Gerber was appointed in December 2016 by the Illinois Supreme Court to fill the subcircuit vacancy on a temporary basis, pending the election.  Injustice Watch has written recently about two cases that raise questions about the courtroom conduct of Gerber, a former longtime Cook County State’s Attorney.

In one, a Cook County Circuit judge overturned a double murder and arson conviction in October, ruling that Gerber and a colleague had made false statements to a jury that led to a wrongful conviction. In the other, a defendant in a pending appeal contends he was wrongly convicted of murder in 2013 as a result of “egregious” conduct by Gerber.

In the meantime, Klumpp has bad news for O’Malley, who according to his professional website, represents criminal defendants and takes bankruptcy cases. If he’s looking for extra votes based on his new name, Klumpp said he likely won’t see them.
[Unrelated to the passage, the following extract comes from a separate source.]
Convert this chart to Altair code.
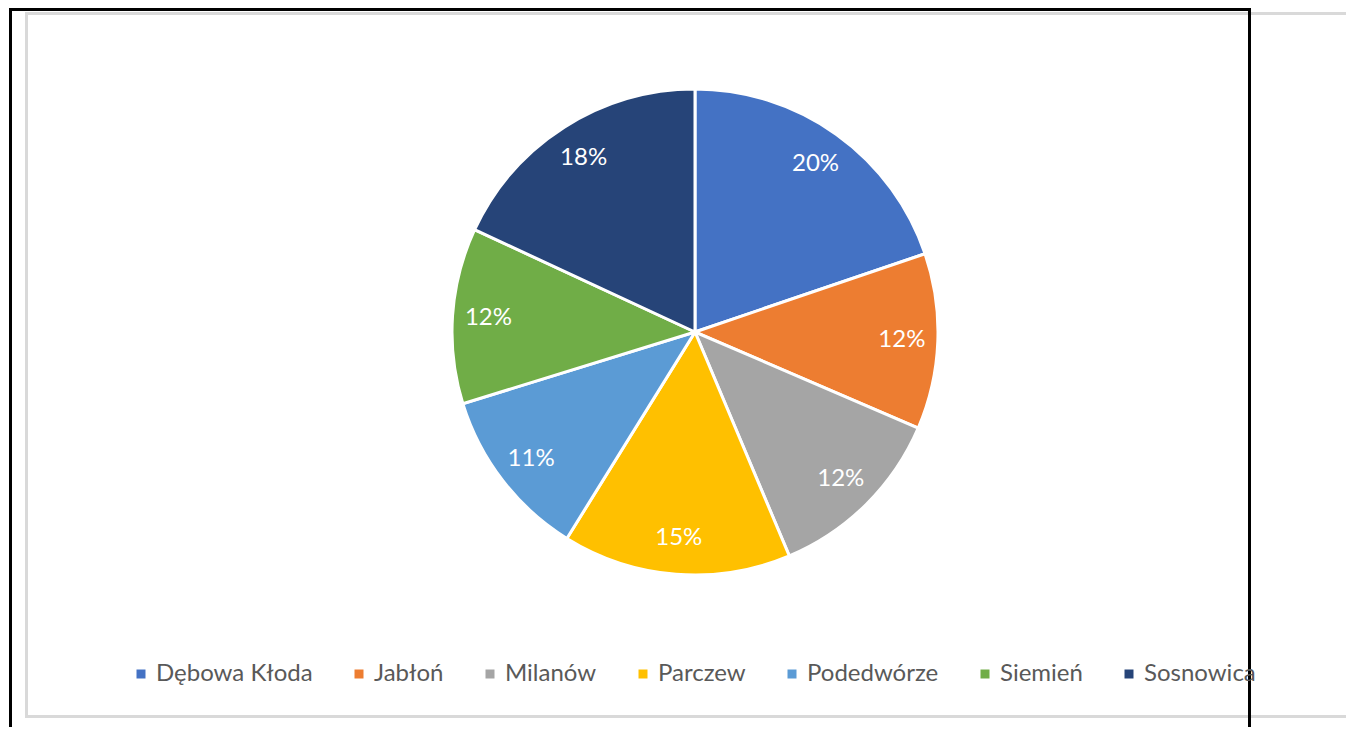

O’Malley has no rivals in the primary election, where having an Irish female-sounding name would normally provide a boost, Klumpp said.  But O’Malley also changed parties – from Republican to Democrat. And the 13th subcircuit, which O’Malley is running in, has not elected a Democrat for judge since its creation in 1992, according to Klumpp’s research. When it comes to the general election where O’Malley will face opponents, most voters will cast ballots on party lines, Klumpp said.

“If you’re going to do something as extreme as changing your entire name, presumably you expect a big electoral payoff,” Klumpp said. “He’s not going to get a big payoff.”